Keystrokes are evil. Every keystroke represents a potential root cause of poor data quality by spelling things wrongly, putting the right thing in the wrong place, putting the wrong thing in the right place and so on. Besides that every keystroke is a cost of work summing up with all the other keystrokes to gigantic amounts of work costs.

In master data management (MDM) you will be able to getting things right, and reduce working costs, by killing keystrokes wherever possible.

Killing keystrokes in Product Information Management (PIM)

I have seen my share of current business processes where product master data are reentered or copied and pasted from different sources extracted from one product master data container and, often via spreadsheets, captured into another product master data container.

This happens inside organizations and it happens in the ecosystem of business partners in supply chains encompassing manufactures, distributors and retailers.

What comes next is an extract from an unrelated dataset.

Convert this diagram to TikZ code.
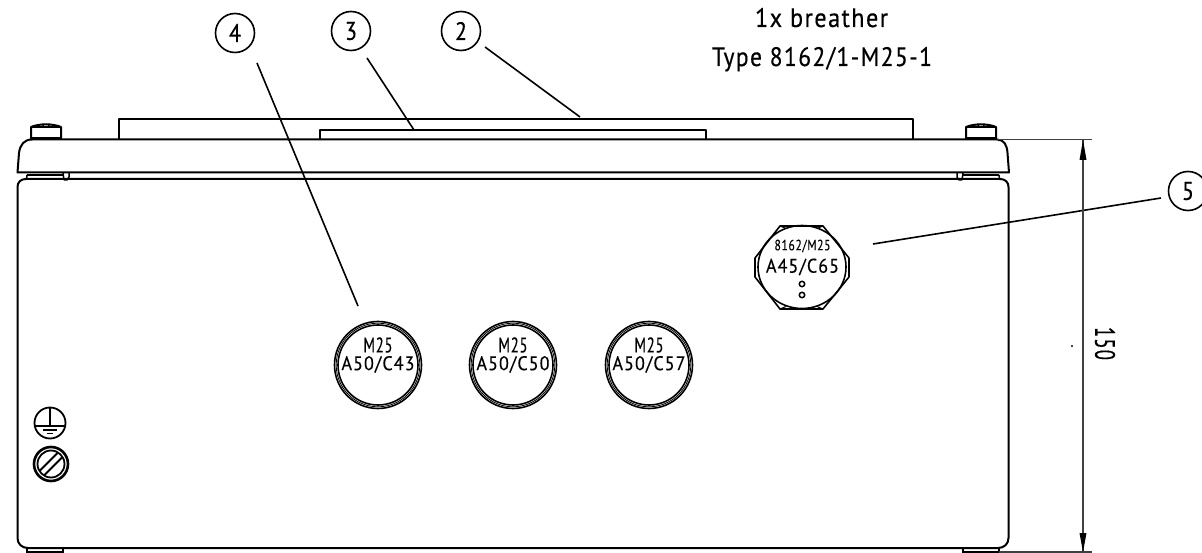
\documentclass[tikz,border=0pt]{standalone}
\usepackage{fontspec}
\setmainfont{Liberation Sans}
\newfontfamily\isofont[LetterSpace=6]{PT Sans}
\newcommand{\fitted}[3]{\resizebox{#1pt}{#2pt}{\isofont\addfontfeature{FakeBold=0.4}#3}}
\tikzset{
 x=1pt,y=-1pt,
 body/.style={line width=2pt,black,line join=round},
 thin part/.style={line width=1.5pt,black},
 leader/.style={line width=1.6pt,black},
 dimline/.style={line width=1.2pt,black!75},
 balloon/.style={circle,draw,line width=1.6pt,minimum size=39pt,inner sep=0pt},
 glabel/.style={inner sep=0pt},
 note/.style={inner sep=0pt},
}
\newcommand{\gland}[1]{%
 \draw[line width=1.6pt] (#1,365) circle[radius=43.5];
 \draw[line width=1.6pt] (#1,365) circle[radius=40];
 \draw[line width=.8pt] (#1,365) circle[radius=41.8];
}
\newcommand{\screwhead}[1]{%
 \draw[body,fill=white] (#1,139) -- (#1,127) .. controls (#1+8,123.5) and (#1+22,123.5) .. (#1+30,127) -- (#1+30,139);
 \draw[thin part] (#1,127) -- (#1+30,127);
 \draw[thin part] (#1+11,124) -- (#1+13,125.5) (#1+19,124) -- (#1+17,125.5);
 \draw[line width=2.6pt] (#1,138.5) -- (#1+30,138.5);
}
\begin{document}
\begin{tikzpicture}
\useasboundingbox (0,0) rectangle (1202,553);
% cover / lid
\draw[body] (119,139.5) -- (119,119) -- (913,119) -- (913,139.5);
\draw[body] (320,139.5) -- (320,130) -- (706,130) -- (706,139.5);
\screwhead{31}\screwhead{966}
\draw[body] (17.5,172.5) -- (19,153) .. controls (20,145) and (24,139.5) .. (32,139.5) -- (997,139.5) .. controls (1004,139.5) and (1007,145) .. (1007.5,153) -- (1009,172.5) -- cycle;
% hinges and feet
\draw[thin part] (27,175) -- (26.5,179) (63,173) -- (64,180) (69,173) -- (69,177) -- (67,180) -- (64,180);
\draw[thin part] (27,175) -- (63,175);
\draw[thin part] (999,175) -- (999.5,179) (963,173) -- (962,180) (957,173) -- (957,177) -- (959,180) -- (962,180);
\draw[thin part] (963,175) -- (999,175);
% housing
\draw[body] (17.5,187) .. controls (17.5,182) and (21,179) .. (26,179) -- (1000,179) .. controls (1005,179) and (1008.5,182) .. (1008.5,187) -- (1008.5,538) .. controls (1008.5,544) and (1004,548) .. (998,548) -- (28,548) .. controls (22,548) and (17.5,544) .. (17.5,538) -- cycle;
\draw[thin part] (27,548) -- (27,552) -- (63,552) -- (63,548);
\draw[thin part] (963,548) -- (963,552) -- (999,552) -- (999,548);
% glands
\gland{378}\gland{513}\gland{649}
\node[glabel] (g1a) at (378,345) {\fitted{29}{15}{M25}};
\node[glabel] (g1b) at (378,364.5) {\fitted{73}{14}{A50/C43}};
\node[glabel] (g2a) at (513,345) {\fitted{29}{15}{M25}};
\node[glabel] (g2b) at (513,364.5) {\fitted{73}{14}{A50/C50}};
\node[glabel] (g3a) at (649,345) {\fitted{29}{15}{M25}};
\node[glabel] (g3b) at (649,364.5) {\fitted{73}{14}{A50/C57}};
% breather
\draw[line width=1.6pt,line join=round] (780,226) -- (823,226) -- (849,258) -- (849,277) -- (823,309) -- (780,309) -- (755,277) -- (755,258) -- cycle;
\draw[line width=1.6pt] (802,267) circle[x radius=44,y radius=41.5];
\draw[line width=1pt] (780,226) -- (786,228.5) (823,226) -- (817,228.5) (780,309) -- (786,306.5) (823,309) -- (817,306.5);
\node[inner sep=0pt] (b1) at (802.5,246) {\fitted{56}{10.5}{8162/M25}};
\node[glabel] (b2) at (802.5,267) {\fitted{73}{14}{A45/C65}};
\draw[thin part] (802,284) circle[radius=2.7] (802,295) circle[radius=2.7];
% earth symbol and screw
\draw[line width=1.8pt] (50,423) circle[radius=15.5];
\draw[thin part] (35,426) -- (65,426) (50,408) -- (50,426) (43,430) -- (57,430) (47,433.5) -- (53,433.5);
\draw[line width=2.6pt] (51,464) circle[radius=17];
\draw[line width=1.8pt] (51,464) circle[radius=13.5];
\draw[line width=1.8pt] (39.5,471) -- (58,452.5) (44,475.5) -- (62.5,457);
% balloons
\node[balloon] (n4) at (235,33) {\fitted{12}{18}{4}};
\node[balloon] (n3) at (351,31) {\fitted{12}{18}{3}};
\node[balloon] (n2) at (461,31) {\fitted{12}{18}{2}};
\node[balloon] (n5) at (1188,191) {\fitted{12}{18}{5}};
\coordinate (p4) at (358,306);
\coordinate (p4s) at (257,63);
\coordinate (p3) at (414,130);
\coordinate (p3s) at (367,58);
\coordinate (p2) at (580,117);
\coordinate (p2s) at (485,47);
\coordinate (p5) at (873,244);
\coordinate (p5s) at (1161,198);
\draw[leader] (p4s) -- (p4);
\draw[leader] (p3s) -- (p3);
\draw[leader] (p2s) -- (p2);
\draw[leader] (p5s) -- (p5);
% texts
\node[note,anchor=base] (t1) at (821.5,27) {\fitted{133}{19}{1x breather}};
\node[note,anchor=base] (t2) at (822,66) {\fitted{220}{19}{Type 8162/1-M25-1}};
% dimension
\coordinate (d1) at (1083,139.5);
\coordinate (d2) at (1083,552);
\draw[dimline] (997,139.5) -- (1092,139.5);
\draw[dimline] (999,552) -- (1092,552);
\draw[dimline] (d1) -- (d2);
\fill[black] (1083,140) -- (1086.5,160) -- (1079.5,160) -- cycle;
\fill[black] (1083,552) -- (1086.5,533) -- (1079.5,533) -- cycle;
\node[note,rotate=-90] (dim) at (1105,343.5) {\fitted{33}{20}{150}};
\fill (1072,346) circle[radius=1.2];
\end{tikzpicture}
\end{document}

As touched in the post Social PIM there might be light at the end of the tunnel by the rise of tools, services and platforms setting up collaboration possibilities for sharing product master data and thus avoiding those evil keystrokes.

Killing keystrokes in Party Master Data Management

With party master data there are good possibilities of exploiting external data from big reference data sources and thus avoiding the evil keystrokes. The post instant Data Quality at Work tells about how a large utility company have gained better data quality, and reduced working costs, by using the iDQ™ service in that way within customer on-boarding and other business processes related to customer master data maintenance.

The next big thing in this area will be the customer data integration (CDI) part of what I call Social MDM, where you may avoid the evil keystrokes by utilizing the keystrokes already made in social networks by who the master data is about.